I must admit I am not especially fond of Bahrain. I didn’t warm up with the country and tried to visit as many TWHS as possible in order to avoid having to go back. None of them were good. But luckily my efforts paid off with this visit. I understand the value of these mounds, but due to the lack of information and the fact that it’s just a bunch of hills this was a dull visit.
Just drive down Shaikh Salman southbound. You will see the mounds from the highway.
The Tumuli fields are the most distinguishable historical landmarks of Bahrain. There are a number of them in the northwest of the island. I visited them while driving around this small country for a day, taking in its first oil well and Riffa Fort as well.
The Tumuli field at Hamad was the first one that I encountered - it's located next to the main road. Somehow I had thought of it as a remote archaeological site, but this field (and the others that I saw) is right in the middle of a town. Think of the size of a football pitch or a small park. And then it's just sandy hills with small rocks as far as you can see. Unfortunately, there are no interpretative signs on site.
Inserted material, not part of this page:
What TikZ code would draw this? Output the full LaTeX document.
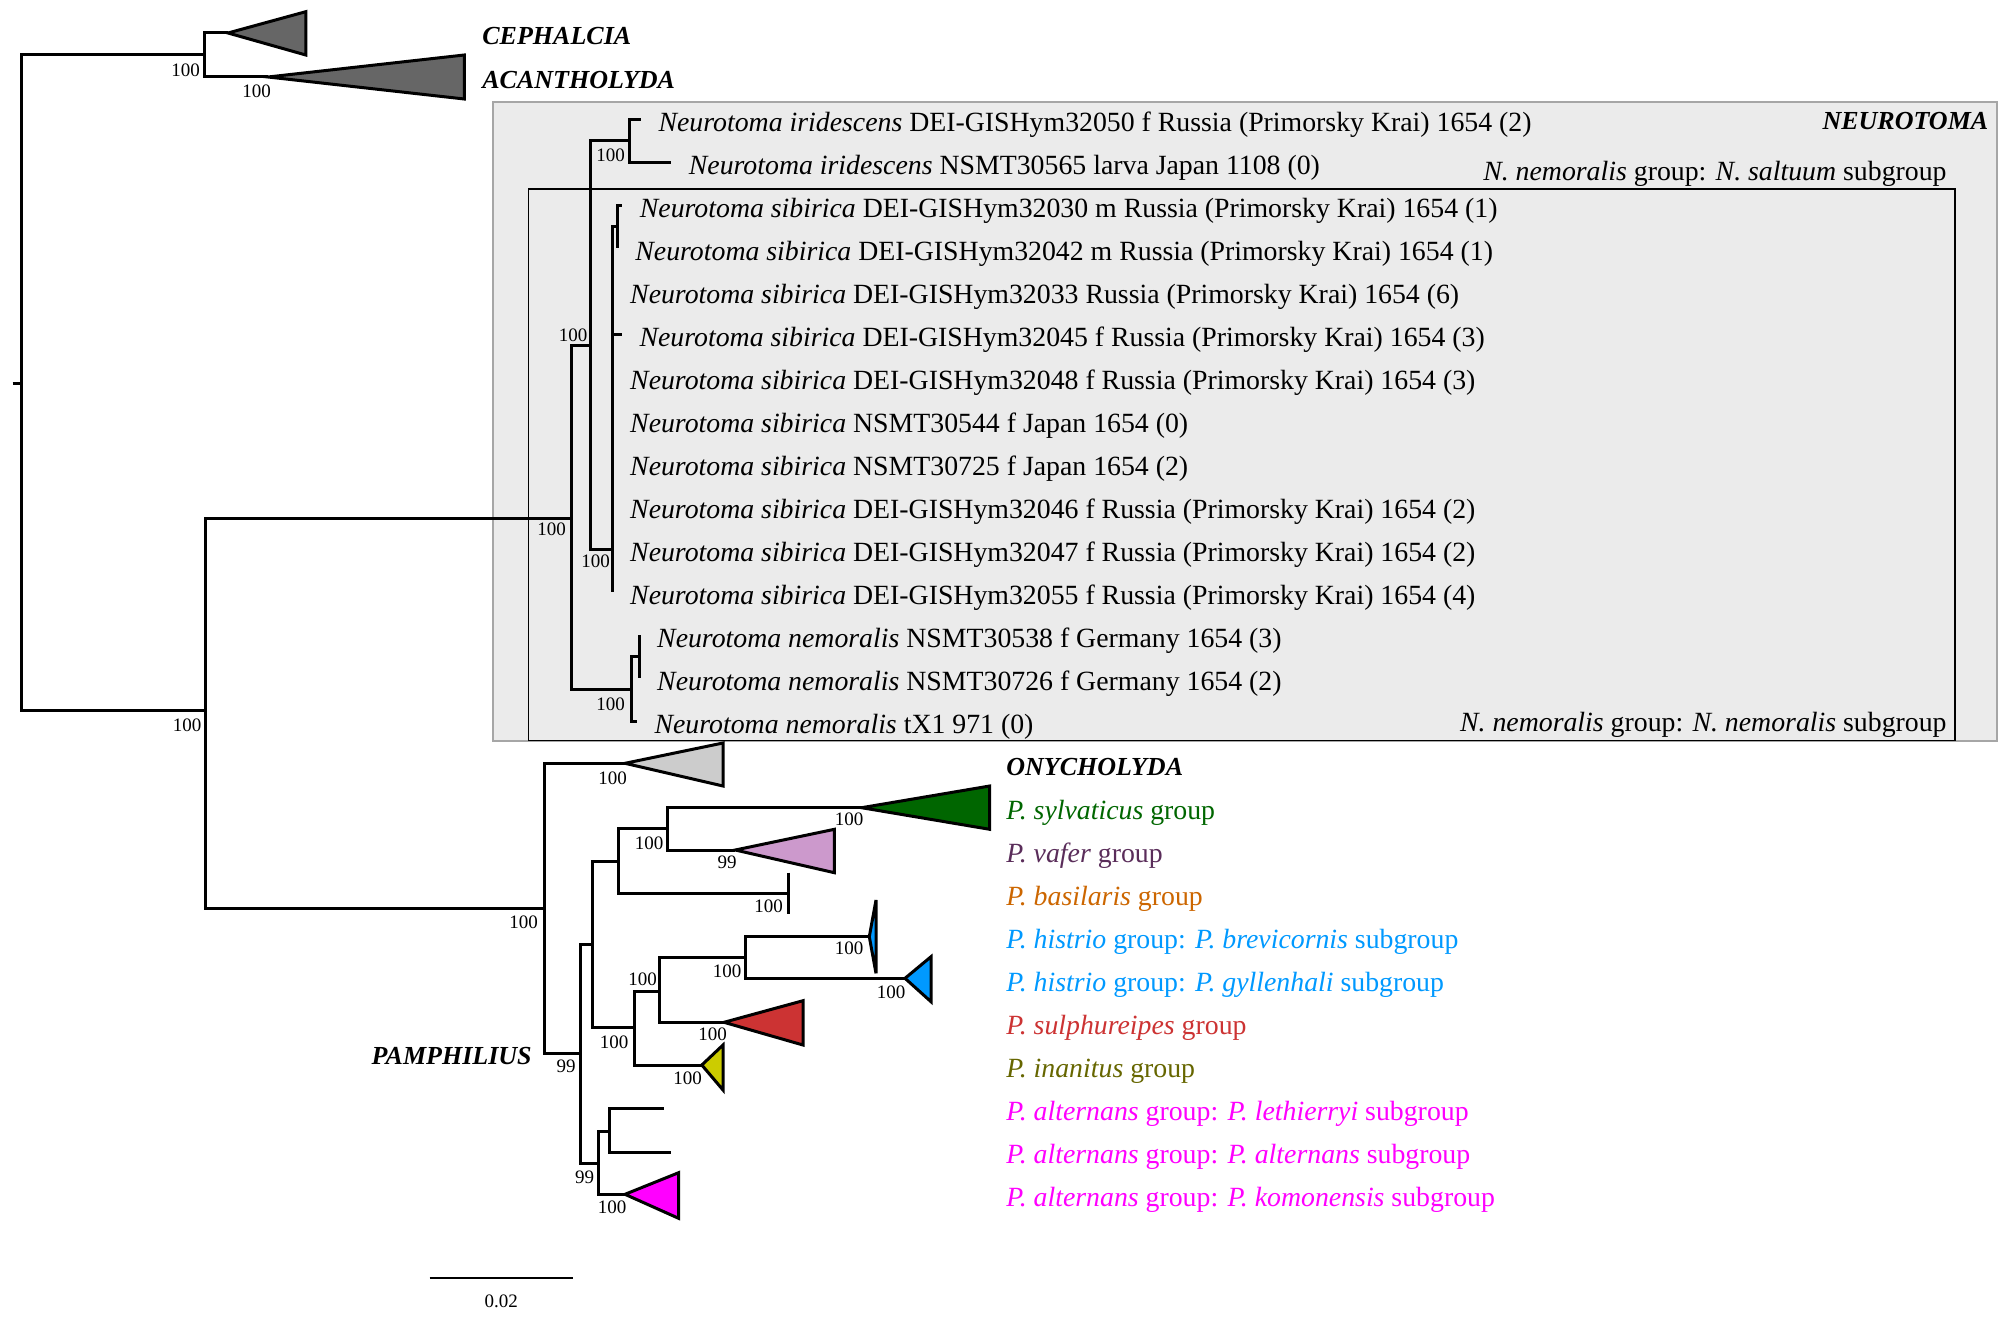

The bigger field at A'Ali I even found full of garbage and litter. I don't think that they are being worked into proper tourist sites.
The National Museum of Bahrain has good displays about these tumuli. There are so many of them left (170000!) that once it was even thought that people from the Arab mainland were buried here (and that Bahrain was an island solely for the dead). But statistics proved that there were tumuli accounting for 1 dead every 3 days, leading to a local population of about 4500 inhabitants.
We visited most of Bahrain’s T List sites in 2005 and, with Bahrain hosting the 2011 WHC, are interested to guess which (if any) might be inscribed as that country’s “reward”! Could it be the “Burial Ensembles of Dilmun and Tylos”? Now, right from the start, I must make it clear that we were blown away in amazement at these remains – burial mounds stretching into the desert as far as the eye could see (photo 1). At first sight one thinks that they must be the detritus from some huge modern construction project and that dumper trucks have left thousands of mounds of unwanted spoil. But no – each one represents a single or family burial. Go to the magnificent Bahraini National Museum to see a reconstruction of one shown in section. Most of the mounds are 1-2 mtrs in height but, in some areas, there are enormous hills which tower over the surrounding houses. Their age covers the period “mid 3rd millennium B.C. till the mid 1st millennium A.D.” – such continuity, such enormity!!
Now this T List site was only added in May 2008 and encompasses 11 different sites of moundfields and associated remains. Surprisingly, these 11 include 2 other sites from Bahrain’s earlier T List which dates back to Sep 2001 and which have been allowed to remain in the new list
a. The Hamad Town Tumuli moundfield
b. The Saar Honeycomb tombs
So could this be Bahrain’s 2011 “prize”? Certainly the fact that the new T List entry was made as recently as May 2008 might indicate that work is in progress to get it inscribed. The description is much more “on message” than that for the earlier one. I note the use of phrases like “The Cultural Landscape of Aali” (CLs are definitely a “plus point” when it comes to gaining inscription!). In terms of its intrinisc merits I put it in a very high category – I know of nothing like it elsewhere in the World and there are not that many T list sites to which I would apply the epithet “Unique” ( and even many Inscribed sites don’t reach this bar!!). Yet I somehow feel that this particular T List entry is too “big”. Can Bahrain really satisfy ICOMOS across all 11 sites- perhaps if a fair number of them were sacrificed and effort were concentrated on just 1 or 2 – e.g the “Aali cultural Landscape”? But another problem is the integrity and preservation of the sites. Bahrain faces similar problems to other countries in arriving at a balance between the needs of development and preservation – the island is short of development land, has an increasing population and is not as rich as other Gulf states. In addition it faces a religious dimension to these tensions. Conservative Islamists (with Wahabbi influences?) can actively oppose the preservation of ancient artefacts and especially those of non Islamic provenance. “Attempts to protect the burial mounds have run into opposition by religious fundamentalists who consider them unIslamic and have called for them to be concreted over for housing.” One MP said in Parliament “Housing for the living is better than the graves for the dead. We must have pride in our Islamic roots and not some ancient civilisation from another place and time, which has only given us a jar here and a bone there." The larger mounds of the Aali mound field for instance are not well preserved – they are situated among housing (photo 2) and the burial chambers of some are used for play. So, on balance, I would be surprised if Bahrain was able to bring this site to a suitable level of conservation by 2011.
We visited most of Bahrain’s T List sites in 2005 and, with Bahrain hosting the 2011 WHC, are interested to guess which (if any) might be inscribed as that country’s “reward”! Could it be the “Hamad Town Tumuli Moundfield” site? Well this site appears to have been superseded by the “Burial sites of Dilmun and Tylos” which includes the mounds around Hamad in tis own right so it isn’t clear why Bahrain has left it on its T List. We saw these but felt that the Aali area provided a better site if you have to choose just 1 (there are plenty to choose from and you are likely to drive past several in getting to one to view in detail).